NEW YORK, Oct. 6, 2015 /PRNewswire-USNewswire/ -- The Ford Foundation today announced the appointment of poet, essayist, playwright, and scholar Elizabeth Alexander as director of its Creativity and Free Expression program. In her new role, Alexander will shape and direct the foundation's grant programs on arts, media, and culture, a cornerstone of the organization's work in the U.S. and around the world.
Lauded as one of the nation's most renowned public intellectuals, Alexander is the author of six books of poetry, including American Sublime, a finalist for the 2005 Pulitzer Prize, two collections of essays, and The Light of the World, her critically-acclaimed memoir on love and loss. Her writing explores a variety of subjects, including race, gender, politics, art, and history, and she is considered one of the leading voices in modern American literature. In 2009, she wrote and delivered her poem "Praise Song for the Day" for President Barack Obama's first inauguration.
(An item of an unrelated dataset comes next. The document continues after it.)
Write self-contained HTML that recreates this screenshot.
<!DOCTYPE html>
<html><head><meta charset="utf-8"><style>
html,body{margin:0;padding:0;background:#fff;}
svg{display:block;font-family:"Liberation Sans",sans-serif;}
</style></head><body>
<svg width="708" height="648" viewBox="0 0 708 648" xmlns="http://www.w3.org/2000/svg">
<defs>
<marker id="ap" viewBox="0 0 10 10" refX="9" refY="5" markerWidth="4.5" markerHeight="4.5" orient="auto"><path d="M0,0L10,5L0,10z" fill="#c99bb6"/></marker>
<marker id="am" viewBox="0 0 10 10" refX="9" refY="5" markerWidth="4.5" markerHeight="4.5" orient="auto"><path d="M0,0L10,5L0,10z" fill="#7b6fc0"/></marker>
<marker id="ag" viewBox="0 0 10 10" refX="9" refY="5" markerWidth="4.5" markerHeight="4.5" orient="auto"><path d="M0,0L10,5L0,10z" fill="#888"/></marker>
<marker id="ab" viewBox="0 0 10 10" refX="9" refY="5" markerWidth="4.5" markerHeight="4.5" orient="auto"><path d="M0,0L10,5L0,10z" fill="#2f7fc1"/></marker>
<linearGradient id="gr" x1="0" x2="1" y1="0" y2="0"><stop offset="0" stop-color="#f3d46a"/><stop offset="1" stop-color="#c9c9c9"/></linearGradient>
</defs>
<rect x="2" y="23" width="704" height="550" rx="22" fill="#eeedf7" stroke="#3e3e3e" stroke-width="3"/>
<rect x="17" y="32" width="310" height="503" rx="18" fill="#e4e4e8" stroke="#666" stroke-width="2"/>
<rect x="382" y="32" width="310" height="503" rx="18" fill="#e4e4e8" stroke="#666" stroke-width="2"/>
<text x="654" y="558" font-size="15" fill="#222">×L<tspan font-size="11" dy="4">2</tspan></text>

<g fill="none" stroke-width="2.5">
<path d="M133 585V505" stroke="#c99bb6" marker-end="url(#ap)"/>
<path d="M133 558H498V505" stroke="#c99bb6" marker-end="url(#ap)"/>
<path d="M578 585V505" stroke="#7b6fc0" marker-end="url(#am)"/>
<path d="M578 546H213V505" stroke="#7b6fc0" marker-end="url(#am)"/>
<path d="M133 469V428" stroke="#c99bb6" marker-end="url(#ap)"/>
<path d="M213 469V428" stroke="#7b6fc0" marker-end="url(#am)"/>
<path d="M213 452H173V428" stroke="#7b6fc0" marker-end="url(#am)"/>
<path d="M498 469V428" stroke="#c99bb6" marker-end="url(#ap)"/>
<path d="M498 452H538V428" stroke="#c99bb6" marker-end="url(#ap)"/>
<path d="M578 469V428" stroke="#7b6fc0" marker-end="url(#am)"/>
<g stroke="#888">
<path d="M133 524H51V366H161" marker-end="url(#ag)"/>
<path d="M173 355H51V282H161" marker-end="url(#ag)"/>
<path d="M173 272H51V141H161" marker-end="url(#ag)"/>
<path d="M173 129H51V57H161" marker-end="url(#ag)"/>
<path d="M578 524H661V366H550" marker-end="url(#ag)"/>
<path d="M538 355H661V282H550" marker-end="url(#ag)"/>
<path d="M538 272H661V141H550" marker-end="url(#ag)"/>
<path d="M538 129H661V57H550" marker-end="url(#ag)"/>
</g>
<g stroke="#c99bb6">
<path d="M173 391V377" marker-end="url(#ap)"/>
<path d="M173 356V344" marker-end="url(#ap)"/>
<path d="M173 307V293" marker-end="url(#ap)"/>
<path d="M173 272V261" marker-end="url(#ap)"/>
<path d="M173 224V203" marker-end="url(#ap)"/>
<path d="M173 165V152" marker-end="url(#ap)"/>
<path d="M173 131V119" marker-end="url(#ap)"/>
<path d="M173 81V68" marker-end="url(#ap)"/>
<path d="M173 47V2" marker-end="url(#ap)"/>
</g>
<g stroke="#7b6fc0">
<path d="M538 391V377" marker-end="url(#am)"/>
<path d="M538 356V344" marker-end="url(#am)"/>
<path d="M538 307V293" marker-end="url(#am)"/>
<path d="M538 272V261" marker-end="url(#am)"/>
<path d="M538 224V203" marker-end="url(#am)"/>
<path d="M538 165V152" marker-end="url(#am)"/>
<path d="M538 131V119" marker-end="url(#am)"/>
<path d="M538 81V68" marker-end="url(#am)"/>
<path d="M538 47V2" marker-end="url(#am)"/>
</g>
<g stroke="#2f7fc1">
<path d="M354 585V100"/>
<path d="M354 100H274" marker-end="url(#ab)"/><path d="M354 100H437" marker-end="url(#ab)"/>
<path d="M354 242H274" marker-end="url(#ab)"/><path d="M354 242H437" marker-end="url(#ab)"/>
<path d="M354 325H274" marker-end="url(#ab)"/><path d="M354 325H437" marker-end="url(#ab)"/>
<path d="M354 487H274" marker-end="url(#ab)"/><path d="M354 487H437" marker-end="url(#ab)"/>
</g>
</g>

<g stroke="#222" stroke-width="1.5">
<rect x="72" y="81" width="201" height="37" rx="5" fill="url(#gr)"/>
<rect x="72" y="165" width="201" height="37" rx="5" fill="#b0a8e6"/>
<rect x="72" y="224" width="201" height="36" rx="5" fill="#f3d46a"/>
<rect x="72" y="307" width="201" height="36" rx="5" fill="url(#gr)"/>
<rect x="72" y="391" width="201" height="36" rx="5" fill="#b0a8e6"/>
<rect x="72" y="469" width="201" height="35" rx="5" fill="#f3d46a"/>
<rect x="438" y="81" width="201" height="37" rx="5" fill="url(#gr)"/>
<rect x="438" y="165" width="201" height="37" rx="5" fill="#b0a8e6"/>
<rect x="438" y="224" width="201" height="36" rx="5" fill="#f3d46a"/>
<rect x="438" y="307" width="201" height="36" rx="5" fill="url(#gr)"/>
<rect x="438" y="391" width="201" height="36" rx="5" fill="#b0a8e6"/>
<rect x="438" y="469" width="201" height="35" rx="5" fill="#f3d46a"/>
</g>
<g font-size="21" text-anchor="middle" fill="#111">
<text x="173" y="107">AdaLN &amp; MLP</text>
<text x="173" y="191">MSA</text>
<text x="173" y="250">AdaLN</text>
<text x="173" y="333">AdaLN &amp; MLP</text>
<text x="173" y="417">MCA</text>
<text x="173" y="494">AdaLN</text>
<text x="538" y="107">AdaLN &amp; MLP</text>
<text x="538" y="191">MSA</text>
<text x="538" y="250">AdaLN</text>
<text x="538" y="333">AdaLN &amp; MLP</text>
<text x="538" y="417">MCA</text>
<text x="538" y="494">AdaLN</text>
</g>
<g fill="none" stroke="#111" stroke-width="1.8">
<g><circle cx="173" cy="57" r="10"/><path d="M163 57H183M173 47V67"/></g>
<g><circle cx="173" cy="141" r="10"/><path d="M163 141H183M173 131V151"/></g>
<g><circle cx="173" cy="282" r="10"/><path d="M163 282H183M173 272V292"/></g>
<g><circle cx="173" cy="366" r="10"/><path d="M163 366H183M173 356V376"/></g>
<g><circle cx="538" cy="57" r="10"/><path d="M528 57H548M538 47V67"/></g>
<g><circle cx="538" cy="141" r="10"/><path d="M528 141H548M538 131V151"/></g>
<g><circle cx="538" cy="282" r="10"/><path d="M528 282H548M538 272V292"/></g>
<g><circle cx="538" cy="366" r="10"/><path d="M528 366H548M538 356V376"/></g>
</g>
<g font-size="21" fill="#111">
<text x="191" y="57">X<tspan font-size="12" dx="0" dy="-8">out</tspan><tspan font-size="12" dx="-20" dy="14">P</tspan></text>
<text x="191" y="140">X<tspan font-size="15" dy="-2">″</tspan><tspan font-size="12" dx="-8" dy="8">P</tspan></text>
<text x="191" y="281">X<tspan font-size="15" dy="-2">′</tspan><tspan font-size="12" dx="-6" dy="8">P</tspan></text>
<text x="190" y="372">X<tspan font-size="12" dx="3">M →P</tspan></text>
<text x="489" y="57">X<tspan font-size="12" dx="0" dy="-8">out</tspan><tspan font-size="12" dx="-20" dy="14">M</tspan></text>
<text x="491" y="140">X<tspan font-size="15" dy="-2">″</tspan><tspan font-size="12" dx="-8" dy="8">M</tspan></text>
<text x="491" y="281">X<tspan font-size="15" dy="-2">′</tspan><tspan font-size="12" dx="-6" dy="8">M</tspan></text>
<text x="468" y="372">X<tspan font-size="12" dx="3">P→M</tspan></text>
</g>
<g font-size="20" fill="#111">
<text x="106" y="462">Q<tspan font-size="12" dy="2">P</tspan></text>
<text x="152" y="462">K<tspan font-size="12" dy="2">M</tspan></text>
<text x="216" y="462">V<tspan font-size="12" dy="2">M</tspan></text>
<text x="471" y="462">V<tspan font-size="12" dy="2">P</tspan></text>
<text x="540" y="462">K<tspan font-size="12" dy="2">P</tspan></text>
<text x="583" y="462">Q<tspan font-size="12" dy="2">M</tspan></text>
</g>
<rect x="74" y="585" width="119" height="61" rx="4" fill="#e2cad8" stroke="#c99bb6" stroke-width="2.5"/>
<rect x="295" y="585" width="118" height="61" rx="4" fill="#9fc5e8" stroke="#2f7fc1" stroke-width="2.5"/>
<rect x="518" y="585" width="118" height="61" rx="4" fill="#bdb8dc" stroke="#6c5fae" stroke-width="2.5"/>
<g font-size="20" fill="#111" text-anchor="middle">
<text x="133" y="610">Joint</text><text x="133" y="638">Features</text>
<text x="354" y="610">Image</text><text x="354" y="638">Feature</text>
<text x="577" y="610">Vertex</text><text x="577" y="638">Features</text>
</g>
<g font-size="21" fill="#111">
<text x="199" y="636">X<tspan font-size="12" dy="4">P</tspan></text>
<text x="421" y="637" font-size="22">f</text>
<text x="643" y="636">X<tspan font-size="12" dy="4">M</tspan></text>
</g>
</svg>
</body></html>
"As a poet, teacher, and scholar of African-American history and culture, Elizabeth's work demonstrates the power of language to connect individual experience with universal meaning, to build understanding among people, and to shape our world for the better," said Darren Walker, president of the Ford Foundation. "Elizabeth's powerful voice and vision will bring new vibrancy to our work on arts, media, and cultural expression, and we are deeply honored to welcome her to the foundation."
"As a working artist as well as someone who studies the historical impact of the arts, I see how art is often what carries forth voices, struggles, and visions that might otherwise go unheard," said Alexander. "In my work building poetry communities and African American studies, I have seen what occurs when more space is created for artists, journalists, thinkers, and other creative makers to do what they uniquely can do. The will to beauty and truth is fundamentally human, and as a teacher, artist, and community builder attentive to the lessons of history, I have always been guided by that belief. As individuals and in society, we are impoverished without the visions that various forms of art and media offer us. Art and expression that are free from constraint help us imagine beyond everyday constrictions and envision possibility. I am truly honored to be joining the community at the Ford Foundation at this moment of dynamic, visionary change bolstered by long-standing, steadfast commitment to the unique power of art and culture to illuminate who we are, individually and to each other."
As Ford shifts its overall focus to addressing inequality, Alexander will guide the foundation's efforts to examine how cultural narratives impact and shape social movements, and how media and the arts, including film and visual storytelling, can contribute to a fairer and more just society.
Among her acclaimed essays, "'Can you be BLACK and look at this': Reading the Rodney King Videos" and "Meditations on 'Mecca': Gwendolyn Brooks and the Responsibilities of the Black Poet" have enlivened debate on the role of art and social justice and addressed issues of race, representation, violence, and the vulnerable black body. Alexander has taught with distinction at a number of universities, including the University of Chicago, where she won the Quantrell Award for Excellence in Undergraduate Teaching, New York University's Graduate Creative Writing Program, and Smith College, where she was Grace Hazard Conkling Poet-in-Residence and Director of the Poetry Center. She was on the faculty of Yale University for fifteen years, and as chair of the University's African American Studies Department, she was a leader in the field. Alexander was recently named the Wun Tsun Tam Mellon Professor in the Humanities at Columbia University.
Among many awards, fellowships, and honorary degrees, Alexander is the inaugural recipient of the Jackson Prize for Poetry, a lifetime achievement award in Poetry from the Anisfield-Wolf Foundation and grants from the Guggenheim Foundation and the National Endowment for the Arts. Her work has been widely translated into languages including Spanish, Bengali, Chinese, Italian, French, Arabic, and German. She is a Chancellor of the Academy of American Poets. Alexander holds degrees from Yale University (B.A., English), Boston University (M.A., English), and the University of Pennsylvania (Ph.D, English).
Alexander joins the foundation during a year-long exploration of the intersection of art and social justice, called The Art of Change. Over the course of the year, a diverse group of artists, cultural leaders, scholars and social activists are working to shed light on the role of creativity and free expression in shaping a more equitable future. A central component of the initiative is the Visiting Fellows Program, in which 13 distinguished artists from around the world are both conducting independent study and participating in convenings and workshops at the Ford Foundation.
The Ford Foundation is an independent, nonprofit grant-making organization. For over 75 years it has worked with courageous people on the frontlines of social change worldwide, guided by its mission to strengthen democratic values, reduce poverty and injustice, promote international cooperation, and advance human achievement. With headquarters in New York, the foundation has offices in Latin America, Africa, the Middle East, and Asia.